Rickshaw Girl is probably the most meaningful because it, too, was rejected quite a bit, and, when it came out, received little acclaim and no starred reviews. Bit by bit, thanks to my tenacious agent (Laura Rennert), publisher (Charlesbridge) and dozens of teacher and librarian advocates, the book gathered steam. Now this story of a rickshaw puller’s daughter in Bangladesh who is seeking to help her impoverished family has been translated into 10 languages, made into a stage play, and is being adapted as a full-length feature film next year.
In 2018, you plan to release your first children’s picture book. Tell us about it.
Gifts for Abuela is the story of Maria, a girl growing up in California with her brother and mother, while her beloved grandmother lives in a Mexican village on the opposite side of the two fences between Tijuana, Mexico and San Diego, California. Once a year, during Dia de Los Posadas, a festival that celebrates Joseph and Mary’s search for lodging, families are able to pass through one of the fences and talk and touch each other’s fingers through the second, latticed fence. Gifts for Abuela describes that meeting, and the inventiveness of a girl who is eager to get a special Christmas present into the hands of her grandmother, fence or no fence.
What are you working on now?
I’m writing a novel set in Boston and then in Kolkata, India, that’s about trafficking and adoption. One of the two narrators is funny (I hope), and there’s romance. I always include humour and romance, despite the somewhat challenging themes in many of my novels (poverty, war, refugees, trafficking, racism, and so on).
How do you rest, relax and recharge after a day of writing?

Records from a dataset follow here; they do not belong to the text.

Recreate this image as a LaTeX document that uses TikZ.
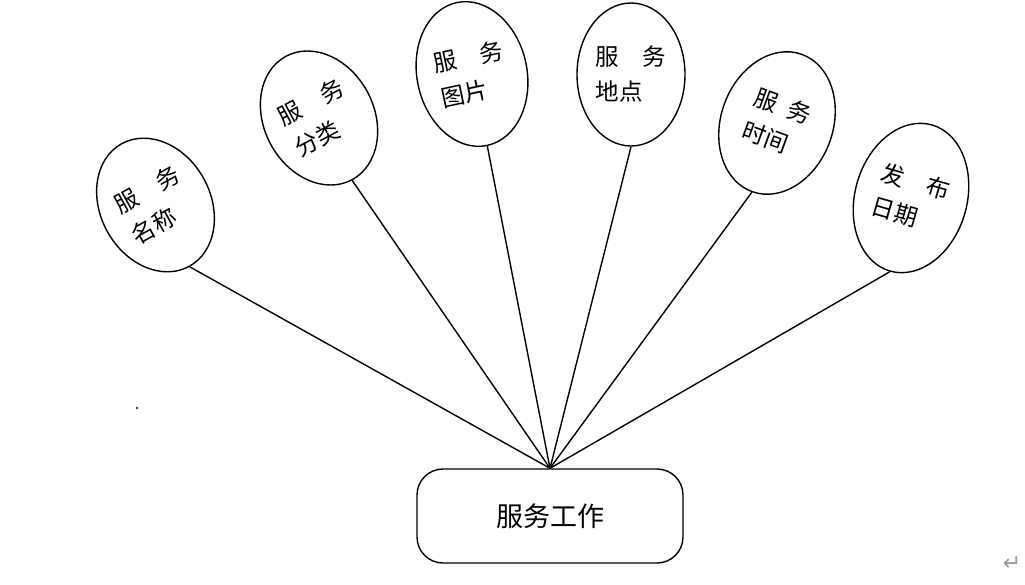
\documentclass[tikz,border=0pt]{standalone}
\usepackage{fontspec}
\setmainfont{Noto Sans CJK SC}
\newfontfamily\dejavu{DejaVu Sans}
\usetikzlibrary{shapes.geometric}
\begin{document}
\begin{tikzpicture}[x=1pt,y=-1pt,
  attr/.style={draw, line width=1.4pt, ellipse, inner sep=0pt, align=left,
     font=\fontsize{23.5}{35}\selectfont},
  entity/.style={draw, line width=1.4pt, rounded corners=26pt, minimum width=266pt,
     minimum height=94pt, font=\fontsize{27}{30}\selectfont},
  link/.style={line width=1.4pt}]
\useasboundingbox (0,0) rectangle (1025,584);
\node[attr, minimum width=110pt, minimum height=140pt, rotate=29] (e1) at (155.5,205) {服\quad 务\\名称};
\node[attr, minimum width=110pt, minimum height=140pt, rotate=28] (e2) at (319,118) {服\quad 务\\分类};
\node[attr, minimum width=110pt, minimum height=146pt, rotate=12] (e3) at (472,74) {服\quad 务\\图片};
\node[attr, minimum width=108pt, minimum height=143pt] (e4) at (631,74.5) {服\quad 务\\地点};
\node[attr, minimum width=112pt, minimum height=146pt, rotate=-20] (e5) at (777,123) {服\enspace 务\\时间};
\node[attr, minimum width=112pt, minimum height=152pt, rotate=-16] (e6) at (911,198) {发\quad 布\\日期};
\node[entity] (box) at (550,516) {服务工作};
\foreach \e in {e1,e2,e3,e4,e5,e6}
  \draw[link] (\e.south) -- (box.north);
\fill (137,408) circle (1.1pt);
\node[text=gray!80, font=\dejavu\fontsize{22}{22}\selectfont] (ret) at (1012,564) {↵};
\end{tikzpicture}
\end{document}
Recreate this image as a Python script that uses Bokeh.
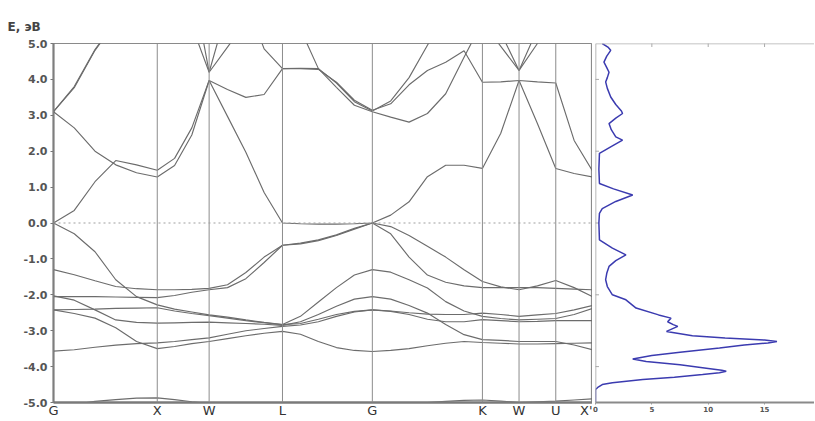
from bokeh.plotting import figure
from bokeh.layouts import row
from bokeh.models import FixedTicker, Span, Range1d
from bokeh.embed import file_html
from bokeh.resources import INLINE

# ---------------- data ----------------
sym_labels = ["G", "X", "W", "L", "G", "K", "W", "U", "X'"]
sym_k = [0.0, 1.0, 1.5, 2.207, 3.073, 4.134, 4.487, 4.841, 5.195]

k_path = [0.0, 0.2, 0.4, 0.6, 0.8, 1.0,
          1.167, 1.333, 1.5,
          1.677, 1.854, 2.030, 2.207,
          2.380, 2.553, 2.727, 2.900, 3.073,
          3.250, 3.427, 3.604, 3.780, 3.957, 4.134,
          4.311, 4.487, 4.664, 4.841, 5.018, 5.195]

# valence bands (eV)
band_v1 = [0.00, -0.30, -0.80, -1.58, -2.05, -2.28, -2.40, -2.48, -2.56, -2.62, -2.70, -2.77, -2.83,
           -2.60, -2.20, -1.80, -1.45, -1.30, -1.37, -1.58, -1.81, -2.19, -2.45, -2.60,
           -2.66, -2.70, -2.68, -2.66, -2.55, -2.38]
band_v2 = [-1.30, -1.44, -1.61, -1.77, -1.83, -1.86, -1.86, -1.85, -1.82, -1.72, -1.38, -0.95, -0.62,
           -0.56, -0.47, -0.33, -0.15, 0.00, -0.30, -0.95, -1.45, -1.65, -1.75, -1.80,
           -1.80, -1.80, -1.80, -1.82, -1.84, -1.86]
band_v3 = [-2.05, -2.05, -2.05, -2.06, -2.07, -2.08, -2.02, -1.93, -1.86, -1.80, -1.55, -1.10, -0.62,
           -0.58, -0.49, -0.35, -0.17, 0.00, -0.10, -0.35, -0.65, -0.95, -1.30, -1.63,
           -1.78, -1.86, -1.75, -1.60, -1.80, -2.05]
band_v4 = [-2.03, -2.15, -2.42, -2.70, -2.77, -2.79, -2.78, -2.77, -2.76, -2.78, -2.80, -2.82, -2.85,
           -2.75, -2.55, -2.32, -2.12, -2.05, -2.12, -2.30, -2.51, -2.83, -3.11, -3.25,
           -3.27, -3.30, -3.30, -3.30, -3.40, -3.53]
band_v5 = [-2.42, -2.41, -2.40, -2.38, -2.37, -2.36, -2.45, -2.52, -2.58, -2.65, -2.72, -2.78, -2.83,
           -2.80, -2.68, -2.55, -2.46, -2.42, -2.45, -2.50, -2.54, -2.55, -2.55, -2.51,
           -2.55, -2.60, -2.56, -2.52, -2.42, -2.30]
band_v6 = [-2.42, -2.52, -2.65, -2.92, -3.30, -3.50, -3.44, -3.36, -3.30, -3.22, -3.14, -3.07, -3.02,
           -3.10, -3.30, -3.47, -3.55, -3.58, -3.55, -3.50, -3.42, -3.35, -3.30, -3.33,
           -3.35, -3.37, -3.37, -3.36, -3.35, -3.34]
band_v7 = [-3.57, -3.53, -3.46, -3.40, -3.36, -3.34, -3.30, -3.25, -3.20, -3.10, -3.00, -2.94, -2.88,
           -2.84, -2.75, -2.60, -2.48, -2.42, -2.46, -2.55, -2.68, -2.75, -2.75, -2.69,
           -2.72, -2.75, -2.74, -2.72, -2.72, -2.72]
band_v8 = [-5.08, -5.05, -4.97, -4.92, -4.88, -4.87, -4.92, -4.98, -5.02, -5.03, -5.03, -5.02, -5.02,
           -5.03, -5.04, -5.05, -5.05, -5.06, -5.05, -5.03, -5.00, -4.97, -4.94, -4.93,
           -4.96, -5.00, -4.98, -4.96, -4.93, -4.90]
# conduction bands (eV)
band_c1 = [0.00, 0.35, 1.15, 1.74, 1.62, 1.47, 1.80, 2.65, 3.97, 2.97, 1.97, 0.85, 0.00,
           -0.02, -0.03, -0.03, -0.02, 0.00, 0.22, 0.59, 1.29, 1.61, 1.61, 1.52,
           2.50, 3.97, 2.77, 1.52, 1.38, 1.28]
band_c2 = [3.10, 2.65, 2.00, 1.62, 1.40, 1.28, 1.60, 2.45, 3.97, 3.72, 3.50, 3.58, 4.30,
           4.30, 4.28, 3.92, 3.42, 3.14, 3.32, 3.85, 4.25, 4.48, 4.80, 3.92,
           3.93, 3.97, 3.93, 3.90, 2.30, 1.45]
band_c3 = [3.10, 3.77, 4.81, 5.60, 6.20, 6.50, 6.30, 5.50, 4.20, 6.00, 6.20, 4.85, 4.30,
           4.31, 4.30, 3.90, 3.38, 3.12, 3.40, 4.05, 4.95, 5.80, 6.50, 7.00,
           5.30, 4.25, 5.00, 6.50, 7.00, 7.00]
band_c4 = [3.10, 3.80, 4.83, 5.62, 6.22, 6.50, 6.80, 6.80, 4.20, 4.90, 5.60, 6.50, 7.00,
           5.40, 4.30, 3.78, 3.28, 3.10, 2.95, 2.81, 3.05, 3.60, 4.62, 5.60,
           4.92, 4.25, 5.40, 6.50, 7.00, 7.00]

bands = [band_v1, band_v2, band_v3, band_v4, band_v5, band_v6, band_v7, band_v8,
         band_c1, band_c2, band_c3, band_c4]

e_ticks = [-5.0, -4.0, -3.0, -2.0, -1.0, 0.0, 1.0, 2.0, 3.0, 4.0, 5.0]
e_tick_labels = ["-5.0", "-4.0", "-3.0", "-2.0", "-1.0", "0.0", "1.0", "2.0", "3.0", "4.0", "5.0"]
e_label = "E, эВ"

# density of states
dos_energy = [5.0, 4.9, 4.81, 4.65, 4.48, 4.33, 4.2, 4.05, 3.93, 3.75, 3.51, 3.3, 3.12, 3.05, 2.92,
              2.77, 2.6, 2.4, 2.31, 2.15, 1.94, 1.5, 1.1, 0.95, 0.78, 0.6, 0.4, 0.27, 0.0, -0.47,
              -0.7, -0.89, -1.05, -1.21, -1.4, -1.58, -1.77, -2.0, -2.14, -2.37, -2.56, -2.65,
              -2.75, -2.83, -2.88, -2.95, -3.02, -3.14, -3.2, -3.26, -3.3, -3.34, -3.4, -3.48,
              -3.6, -3.69, -3.79, -3.86, -3.95, -4.05, -4.1, -4.13, -4.17, -4.22, -4.3, -4.36,
              -4.45, -4.5, -4.58, -4.64, -5.0]
dos_states = [0.6, 1.1, 1.35, 1.0, 0.75, 1.0, 1.2, 1.05, 0.9, 1.05, 1.35, 1.8, 2.3, 2.4, 1.8,
              1.2, 1.4, 1.8, 2.4, 1.5, 0.35, 0.3, 0.35, 1.6, 3.3, 1.8, 0.6, 0.35, 0.3, 0.35,
              1.5, 2.7, 1.8, 1.2, 1.0, 0.9, 1.05, 1.5, 2.7, 3.6, 5.6, 6.7,
              6.4, 6.9, 7.3, 6.8, 6.3, 8.6, 11.5, 15.0, 16.1, 15.3, 13.2, 11.0,
              7.5, 5.0, 3.3, 4.5, 7.5, 10.0, 11.2, 11.6, 11.0, 9.5, 7.0, 4.2,
              1.5, 0.6, 0.2, 0.0, 0.0]
dos_ticks = [0, 5, 10, 15]
dos_side_ticks = [-4.0, -2.0, 0.0, 2.0, 4.0]

# ---------------- layout constants ----------------
W1, H = 592, 420
BL, BT, BB = 53, 43, 17
W2 = 222
DOS_LEFT = 3
DOS_MAX = (W2 - DOS_LEFT) / 11.27

FONT = "DejaVu Sans"
BAND_COLOR = "#6c6c6c"

# ---------------- band structure panel ----------------
p = figure(width=W1, height=H, x_range=Range1d(sym_k[0], sym_k[-1]), y_range=Range1d(-5, 5),
           output_backend="svg", toolbar_location=None, title=e_label,
           min_border_left=BL, min_border_right=0, min_border_top=BT, min_border_bottom=BB)
p.xgrid.visible = False
p.ygrid.visible = False
p.outline_line_color = "#8a8a8a"
p.outline_line_width = 1.2
p.background_fill_color = "white"
p.border_fill_color = "white"

p.title.align = "left"
p.title.offset = -46
p.title.standoff = 20
p.title.text_font = FONT
p.title.text_font_style = "bold"
p.title.text_font_size = "12px"
p.title.text_color = "#444444"

for kx in sym_k:
    p.add_layout(Span(location=kx, dimension="height", line_color="#8c8c8c", line_width=1))
p.add_layout(Span(location=0.0, dimension="width", line_color="#a0a0a0",
                  line_width=1.2, line_dash="2 3"))

for b in bands:
    p.line(k_path, b, line_color=BAND_COLOR, line_width=1.15)

yax = p.yaxis[0]
yax.ticker = FixedTicker(ticks=e_ticks)
yax.major_label_overrides = dict(zip(e_ticks, e_tick_labels))
yax.major_label_text_font = FONT
yax.major_label_text_font_style = "bold"
yax.major_label_text_font_size = "11px"
yax.major_label_text_color = "#555555"
yax.major_tick_out = 3
yax.major_tick_in = 0
yax.major_tick_line_color = "#777777"
yax.minor_tick_line_color = None
yax.axis_line_color = "#707070"
yax.axis_line_width = 2
yax.major_label_standoff = 3

xax = p.xaxis[0]
xax.ticker = FixedTicker(ticks=sym_k)
xax.major_label_overrides = dict(zip(sym_k, sym_labels))
xax.major_label_text_font = FONT
xax.major_label_text_font_size = "13px"
xax.major_label_text_color = "#333333"
xax.major_tick_out = 0
xax.major_tick_in = 0
xax.major_tick_line_color = None
xax.minor_tick_line_color = None
xax.axis_line_color = "#7a7a7a"
xax.axis_line_width = 2.5
xax.major_label_standoff = 0

# ---------------- DOS panel ----------------
p2 = figure(width=W2, height=H, x_range=Range1d(0, DOS_MAX), y_range=p.y_range,
            output_backend="svg", toolbar_location=None,
            min_border_left=DOS_LEFT, min_border_right=0, min_border_top=BT, min_border_bottom=BB)
p2.xgrid.visible = False
p2.ygrid.visible = False
p2.yaxis.visible = False
p2.outline_line_color = None
p2.background_fill_color = "white"
p2.border_fill_color = "white"

p2.add_layout(Span(location=0.0, dimension="height", line_color="#a0a0a0", line_width=1.5))
p2.add_layout(Span(location=5.0, dimension="width", line_color="#b0b0b0", line_width=1.5))
# inner tick marks on the left and top borders
p2.scatter([0.0] * len(dos_side_ticks), dos_side_ticks, marker="dash", size=7,
           line_color="#aaaaaa", line_width=1)
p2.scatter(dos_ticks[1:], [5.0] * len(dos_ticks[1:]), marker="dash", angle=1.5708, size=7,
           line_color="#aaaaaa", line_width=1)

p2.line(dos_states, dos_energy, line_color="#3b3bb0", line_width=1.5)

dx = p2.xaxis[0]
dx.ticker = FixedTicker(ticks=dos_ticks)
dx.major_label_text_font = FONT
dx.major_label_text_font_size = "7px"
dx.major_label_text_font_style = "bold"
dx.major_label_text_color = "#555555"
dx.major_tick_out = 2
dx.major_tick_in = 0
dx.minor_tick_line_color = None
dx.major_tick_line_color = "#999999"
dx.axis_line_color = "#8a8a8a"
dx.axis_line_width = 2
dx.major_label_standoff = 1

layout = row(p, p2)
open("out.html", "w").write(file_html(layout, INLINE))
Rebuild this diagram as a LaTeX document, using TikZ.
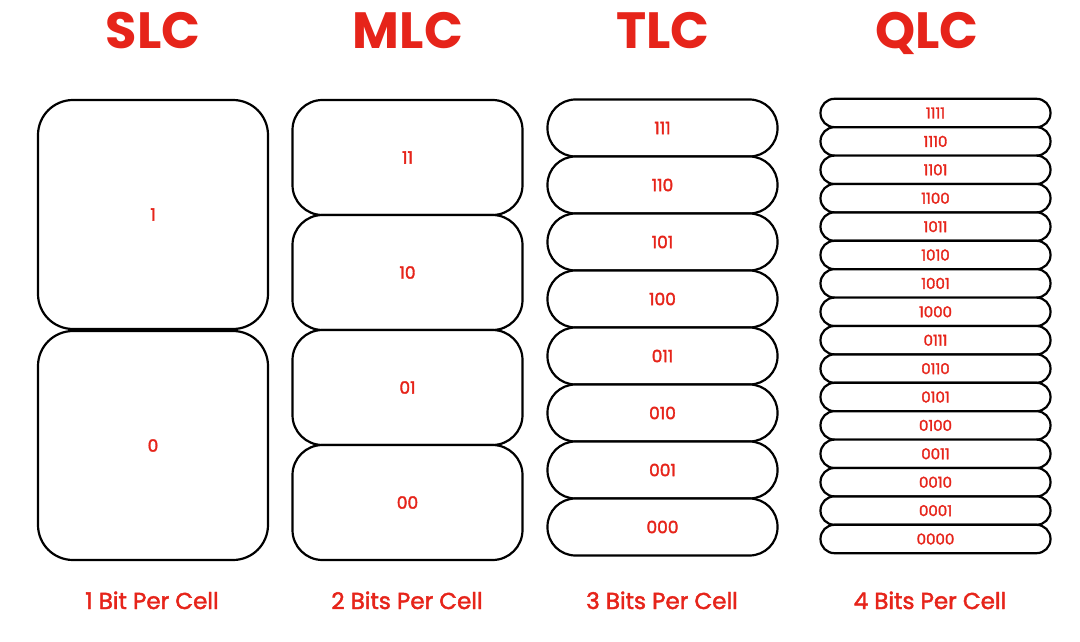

Walk my labrador retrievers, play tennis, watch HGTV, spend time with my husband and sons, visit my elderly parents, and if I’m really burned out, I reread my favorite novels while eating potato chips!
Mitali Perkins is the author of numerous books for teens and younger readers, including Monsoon Summer and Secret Keeper. She was born in India and immigrated to the United States with her parents and two sisters when she was seven. Mitali Perkins lives with her husband just outside of Boston, Massachusetts.